The gaffe was well-noted in the press and by viewers of the debates and appeared to substantiate the critics' view of Ford as "unable to walk and chew gum at the same time." How significant this error became in determining the outcome of the election is difficult to establish but it certainly did not help him in presenting himself to the public as a well-informed leader. The American people did not want to support someone who couldn't get his facts straight to continue to be trusted to lead the nation.
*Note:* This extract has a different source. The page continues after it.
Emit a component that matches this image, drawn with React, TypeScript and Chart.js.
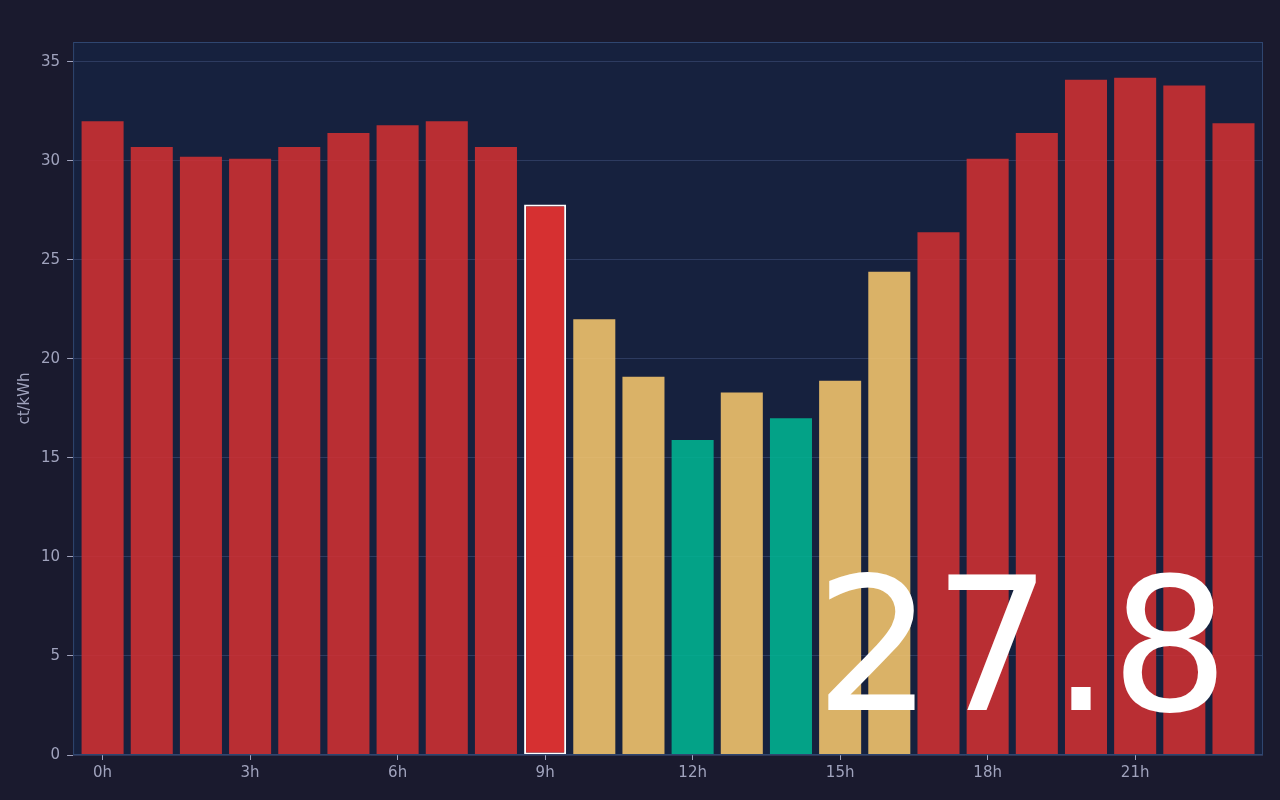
import React, { useRef, useEffect } from 'react';
import { Chart, registerables } from 'chart.js';

Chart.register(...registerables);

// hour of day (x) and price in ct/kWh (y)
const hours: number[] = [
    0, 1, 2, 3, 4, 5, 6, 7, 8, 9, 10, 11,
    12, 13, 14, 15, 16, 17, 18, 19, 20, 21, 22, 23,
];
const prices: number[] = [
    32.0, 30.7, 30.2, 30.1, 30.7, 31.4, 31.8, 32.0, 30.7, 27.8, 22.0, 19.1,
    15.9, 18.3, 17.0, 18.9, 24.4, 26.4, 30.1, 31.4, 34.1, 34.2, 33.8, 31.9,
];
const currentHour = 9;
const xTicks: number[] = [0, 3, 6, 9, 12, 15, 18, 21];
const yTicks: number[] = [0, 5, 10, 15, 20, 25, 30, 35];

const barColor = (v: number, alpha: number) => {
    if (v < 18) return `rgba(0,184,148,${alpha})`;
    if (v < 25) return `rgba(253,203,110,${alpha})`;
    return `rgba(214,48,49,${alpha})`;
};

const plotFrame = {
    id: 'plotFrame',
    beforeDraw(chart: Chart) {
        const { ctx, chartArea } = chart;
        ctx.save();
        ctx.fillStyle = '#16213e';
        ctx.fillRect(chartArea.left, chartArea.top, chartArea.width, chartArea.height);
        ctx.restore();
    },
    afterDraw(chart: Chart) {
        const { ctx, chartArea } = chart;
        ctx.save();
        ctx.strokeStyle = '#2f4670';
        ctx.lineWidth = 1;
        ctx.strokeRect(chartArea.left + 0.5, chartArea.top + 0.5, chartArea.width - 1, chartArea.height - 1);
        ctx.restore();
    },
};

const PriceChart: React.FC = () => {
    const chartRef = useRef<HTMLCanvasElement | null>(null);

    useEffect(() => {
        if (!chartRef.current) return;
        Chart.defaults.font.family = "'DejaVu Sans', sans-serif";
        Chart.defaults.font.size = 15;
        Chart.defaults.color = '#a0a3bd';

        const chartInstance = new Chart(chartRef.current, {
            type: 'bar',
            data: {
                datasets: [{
                    label: 'ct/kWh',
                    data: hours.map((h, i) => ({ x: h, y: prices[i] })),
                    backgroundColor: prices.map((v, i) => barColor(v, i === currentHour ? 1 : 0.85)),
                    borderColor: prices.map((_, i) => (i === currentHour ? '#ffffff' : 'rgba(0,0,0,0)')),
                    borderWidth: prices.map((_, i) => (i === currentHour ? 2 : 0)),
                    borderSkipped: false,
                    categoryPercentage: 1,
                    barPercentage: 0.855,
                }],
            },
            options: {
                animation: false,
                responsive: true,
                maintainAspectRatio: false,
                layout: { padding: { top: 42, right: 17, bottom: 14, left: 12 } },
                plugins: {
                    legend: { display: false },
                    tooltip: { enabled: false },
                },
                scales: {
                    x: {
                        type: 'linear',
                        offset: false,
                        min: -0.6,
                        max: 23.6,
                        afterBuildTicks: (scale: any) => {
                            scale.ticks = xTicks.map((value) => ({ value }));
                        },
                        grid: { display: true, offset: false, drawOnChartArea: false, tickLength: 5, tickColor: '#a0a3bd' },
                        border: { display: false },
                        ticks: { maxRotation: 0, autoSkip: false, padding: 4, callback: (v: any) => `${v}h` },
                    },
                    y: {
                        min: 0,
                        max: 36,
                        afterBuildTicks: (scale: any) => {
                            scale.ticks = yTicks.map((value) => ({ value }));
                        },
                        grid: { color: 'rgba(90,110,160,0.35)', tickLength: 6, tickColor: '#a0a3bd' },
                        border: { display: false },
                        ticks: { padding: 7 },
                        title: { display: true, text: 'ct/kWh', color: '#a0a3bd', padding: { top: 4, bottom: 0 } },
                    },
                },
            },
            plugins: [plotFrame],
        });

        return () => {
            chartInstance.destroy();
        };
    }, []);

    return <canvas ref={chartRef}></canvas>;
};

const App: React.FC = () => {
    return (
        <div style={{ position: 'fixed', left: 0, top: 0, width: 1280, height: 800, background: '#1a1a2e', overflow: 'hidden' }}>
            <div style={{ position: 'absolute', inset: 0 }}>
                <PriceChart />
            </div>
            <div
                style={{
                    position: 'absolute',
                    right: 51,
                    top: 553,
                    fontFamily: "'DejaVu Sans', sans-serif",
                    fontSize: 186,
                    lineHeight: 1,
                    color: '#ffffff',
                    pointerEvents: 'none',
                }}
            >
                {prices[currentHour].toFixed(1)}
            </div>
        </div>
    );
};

export default App;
Forty years later--if one can go by audience reaction, especially to Donald Trump--if a candidate does get his facts straight, he might not be considered worthy of the office. So long as he is amusing and says insulting things about the Democrats, Obama, and Hilary Clinton, misstates facts, distorts opponents' positions and lies, led by the successful example of Trump in his role as the Class Clown, he has a chance of running a competitive campaign with the kind of performance that would have sunk most office-holders in the post-Watergate era.
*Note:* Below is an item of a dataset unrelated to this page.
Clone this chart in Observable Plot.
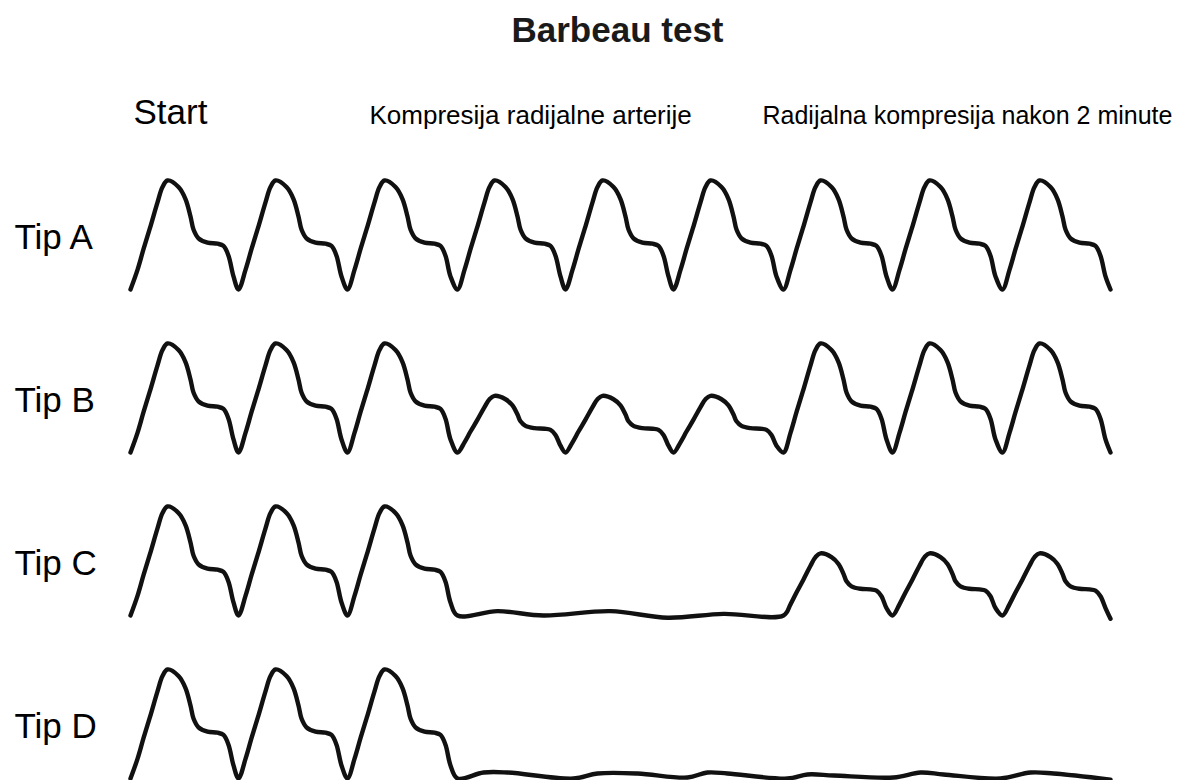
<!DOCTYPE html>
<html>
<head>
<meta charset="utf-8">
<script src="https://cdn.jsdelivr.net/npm/d3@7"></script>
<script src="https://cdn.jsdelivr.net/npm/@observablehq/plot@0.6"></script>
<style>
  html, body { margin: 0; padding: 0; background: #fff; }
  body { width: 1177px; height: 780px; overflow: hidden; font-family: "Liberation Sans", Arial, Helvetica, sans-serif; }
  #title { height: 60px; line-height: 60px; text-align: center; font-size: 35px; font-weight: bold; color: #1a1a1a; padding-left: 58px; box-sizing: border-box; }
</style>
</head>
<body>
<div id="title">Barbeau test</div>
<div id="chart"></div>
<script>
// ---- data ----
const rows = ["Tip A", "Tip B", "Tip C", "Tip D"];
const phaseLabels = ["Start", "Kompresija radijalne arterije", "Radijalna kompresija nakon 2 minute"];
const phaseLabelT = [3, 239, 632];           // time where each phase label starts
const phaseLabelSize = [35, 26, 25];

// start time of each pulse (trough), and end of the trace
const beatStarts = [0, 108, 217, 327, 435, 543, 653, 762, 872];
const traceEnd = 980;

// pulse amplitude of each beat, per row (0 = no pulse)
const ampA = [100, 100, 100, 100, 100, 100, 100, 100, 100];
const ampB = [100, 100, 100, 52, 52, 52, 100, 100, 100];
const ampC = [100, 100, 100, 0, 0, 0, 57, 57, 57];
const ampD = [100, 100, 100, 0, 0, 0, 0, 0, 0];
const traceEndValue = [0, 0, -3, -1];

// shape of one pulse: time offset and fraction of the peak
const beatShapeT = [0, 7, 13, 20, 27, 32, 37, 48, 55, 60, 63, 68, 77, 87, 93, 98, 103];
const beatShapeV = [0, 0.18, 0.37, 0.58, 0.80, 0.94, 1, 0.94, 0.83, 0.67, 0.55, 0.47, 0.43, 0.42, 0.40, 0.31, 0.12];

// nearly flat trace while the artery is compressed
const flatCT = [327, 367, 413, 480, 537, 593];
const flatCV = [0, 4, 0, 4, -2, 1.5];
const flatDT = [327, 353, 377, 443, 467, 507, 557, 577, 597, 657, 677, 703, 763, 790, 813, 870, 900, 923];
const flatDV = [0, 5.5, 5.5, 0, 4.6, 4.6, 0.9, 5.5, 4.6, 0, 3.7, 2.8, 0.9, 5.5, 3.7, 0, 5.5, 4.6];

// ---- build the table ----
const amps = [ampA, ampB, ampC, ampD];
const flats = [null, null, {t: flatCT, v: flatCV}, {t: flatDT, v: flatDV}];
const points = [];
rows.forEach((row, k) => {
  const pts = [];
  amps[k].forEach((a, i) => {
    if (a > 0) beatShapeT.forEach((dt, j) => pts.push({row, t: beatStarts[i] + dt, v: a * beatShapeV[j]}));
  });
  if (flats[k]) flats[k].t.forEach((t, j) => pts.push({row, t, v: flats[k].v[j]}));
  pts.push({row, t: traceEnd, v: traceEndValue[k]});
  pts.sort((a, b) => a.t - b.t);
  points.push(...pts);
});
const phases = phaseLabels.map((label, i) => ({label, t: phaseLabelT[i], size: phaseLabelSize[i], row: rows[0]}));

const font = "'Liberation Sans', Arial, Helvetica, sans-serif";
const chart = Plot.plot({
  width: 1177,
  height: 720,
  marginTop: 67.5,
  marginBottom: 0.5,
  marginLeft: 130,
  marginRight: 67,
  facet: {marginTop: 67.5, marginBottom: 0.5, marginLeft: 130, marginRight: 67},
  style: {fontFamily: font, background: "#fff", color: "#000", overflow: "visible"},
  x: {domain: [0, traceEnd], axis: null},
  y: {domain: [0, 100], axis: null, insetTop: 52, insetBottom: 2},
  fy: {domain: rows, axis: null, padding: 0},
  marks: [
    Plot.line(points, {
      x: "t", y: "v", fy: "row",
      curve: "catmull-rom",
      stroke: "#111", strokeWidth: 4.4,
      strokeLinejoin: "round", strokeLinecap: "round"
    }),
    Plot.text(rows, {
      fy: d => d, text: d => d, y: () => 47,
      frameAnchor: "left", dx: -116, textAnchor: "start",
      fontSize: 35, fill: "#000"
    }),
    ...phases.map(p => Plot.text([p], {
      fy: "row", x: "t", text: "label",
      frameAnchor: "top", dy: -5, lineAnchor: "bottom",
      textAnchor: "start", fontSize: p.size, fill: "#000"
    }))
  ]
});
document.getElementById("chart").appendChild(chart);
</script>
</body>
</html>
One aspect of "The Campaign for the Insane" that I find particularly disturbing is the enthusiasm that greets the Trumpster based on a fifth-grade level of thinking that responds to Trump when he says something "naughty. "

I used to think that the problem with politicians, including those in both parties, was "denihilism," a resistance to significant changes in our future daily lives in response to such urgent matters as climate change and other issues that are massively proven to be a danger to the planet. As was recently demonstrated in Flint, Michigan with the poisoning of their water supply, "magical thinking" which convinces far too many people that if you don't pay attention to a serious problem it will magically disappear is really an unacceptable way of governing.
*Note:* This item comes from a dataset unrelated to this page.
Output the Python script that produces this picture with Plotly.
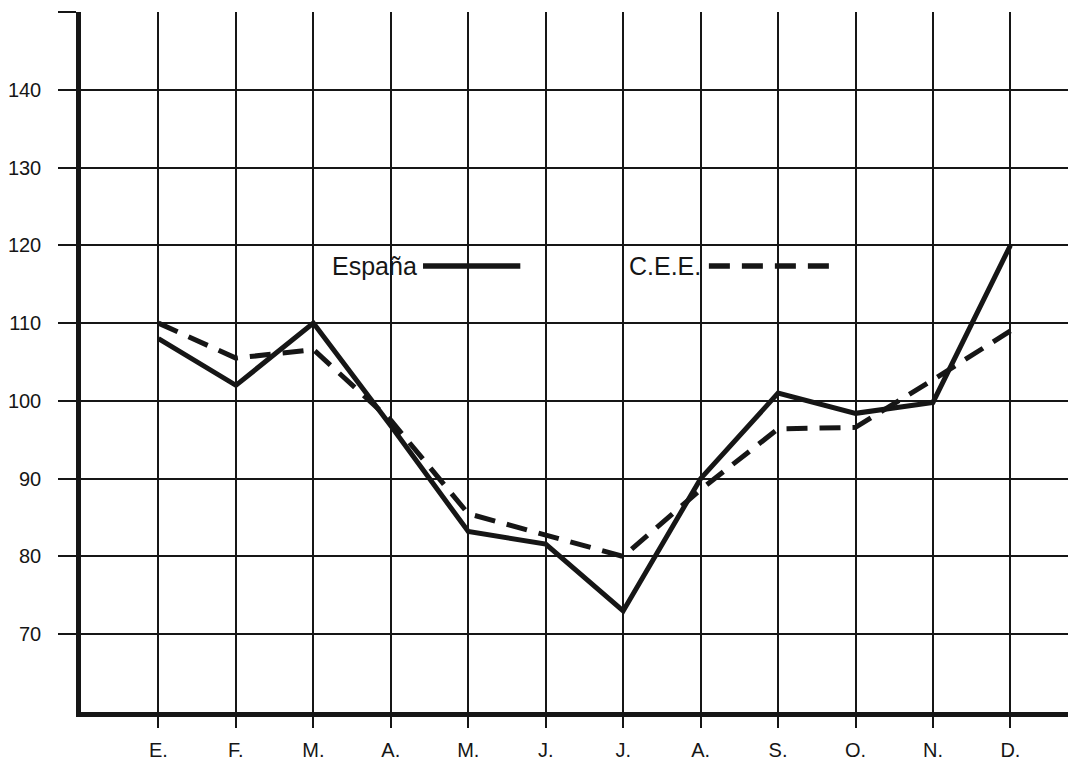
import plotly.graph_objects as go

months = ["E.", "F.", "M.", "A.", "M.", "J.", "J.", "A.", "S.", "O.", "N.", "D."]
espana = [108, 102, 110, 96.8, 83.2, 81.6, 73, 90, 101, 98.4, 99.8, 120]
cee = [110, 105.5, 106.6, 97.5, 85.5, 82.8, 80, 88.6, 96.4, 96.6, 102.7, 109]
y_ticks = [70, 80, 90, 100, 110, 120, 130, 140, 150]
y_labels = ["70", "80", "90", "100", "110", "120", "130", "140", ""]

x = list(range(len(months)))
INK = "#161616"
FONT = "Liberation Sans, Arial, Helvetica"

fig = go.Figure()
fig.add_trace(go.Scatter(x=x, y=espana, mode="lines", name="España",
                         line=dict(color=INK, width=5), showlegend=False))
fig.add_trace(go.Scatter(x=x, y=cee, mode="lines", name="C.E.E.",
                         line=dict(color=INK, width=5, dash="21px,12px"), showlegend=False))

# legend drawn as text followed by a line sample (paper coordinates)
fig.add_annotation(xref="paper", yref="paper", x=0.337, y=0.637, text="España",
                   showarrow=False, xanchor="right", yanchor="middle",
                   font=dict(size=25, color=INK, family=FONT))
fig.add_shape(type="line", xref="paper", yref="paper", x0=0.341, x1=0.438, y0=0.637, y1=0.637,
              line=dict(color=INK, width=5.5))
fig.add_annotation(xref="paper", yref="paper", x=0.620, y=0.637, text="C.E.E.",
                   showarrow=False, xanchor="right", yanchor="middle",
                   font=dict(size=25, color=INK, family=FONT))
fig.add_shape(type="line", xref="paper", yref="paper", x0=0.626, x1=0.748, y0=0.637, y1=0.637,
              line=dict(color=INK, width=5.5, dash="21px,12px"))

fig.update_layout(
    width=1076, height=760,
    margin=dict(l=70, r=0, t=4, b=56),
    paper_bgcolor="white", plot_bgcolor="white",
    font=dict(family=FONT, size=20, color=INK),
    xaxis=dict(range=[-1, 11.95], tickvals=x, ticktext=months,
               showgrid=True, gridcolor=INK, gridwidth=2,
               showline=True, linecolor=INK, linewidth=4.5,
               ticks="outside", ticklen=11, tickwidth=2, tickcolor=INK,
               ticklabelstandoff=5, zeroline=False, fixedrange=True),
    yaxis=dict(range=[60, 150], tickvals=y_ticks, ticktext=y_labels,
               showgrid=True, gridcolor=INK, gridwidth=2,
               showline=True, linecolor=INK, linewidth=4.5,
               ticks="outside", ticklen=18, tickwidth=2, tickcolor=INK,
               ticklabelstandoff=13, zeroline=False, fixedrange=True),
    showlegend=False,
)

fig.write_html("out.html")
Now I am beginning to realize that whether it is the fault of our grade schools or colleges, and probably both, instruction in logic, if taught at all, is not effectively presented so that someone like Trump would be booed off the stage for his juvenile ideas: in fact, it seems the more juvenile he is, the better is his reception.

But even more troubling to me is what I would now call "faith-based thinking": if you put your faith in the candidate who creates the most "heroic" personality for popular consumption, it little matters if what he or she says is true or logical or even remotely connected to the many substantial problems that this country, and the globe, faces. Just have "faith" and everything is possible. In a recent interview with Paul Ryan, a Republican congressman and thoughtful politician, when asked about his party's solution to income inequality, his response was not much different than those of his predecessors: the market will solve all the problems if you just let it alone and lower taxes, cut government spending and things will take care of themselves to everyone's benefit. That this has not proven true over the last twenty years of flat wage growth seems to make little difference to the candidates. Despite the stagnant wages, a deteriorating infra structure, countless financial and environmental scandals that might have been even worse without government intervention, the solution proposed by the Republicans is to leave the free market as is with some very minor changes. This I would call "politics by faith."

Several years ago during a drought in Texas, then-governor Rick Perry was asked what he would do about dealing with the drought: his answer was direct and unequivocal: 'PRAY FOR RAIN.' More recently at a Trump rally, a supporter was asked her reaction to a report of some outrageous and inaccurate statement made by Trump; her reply was as unequivocal as Perry's: "I don't believe it!"

This is the response of many supporters of those candidates who practice the doctrine of wishful thinking, or "faith-based governance": Don't pay attention to facts when there's a "higher power" that will solve your problems, if not in this world then the next. At least Gerald Ford realized his mistake about Poland. What will the next president do to respond to poverty, financial scandals and environmental change? "I don't believe it!"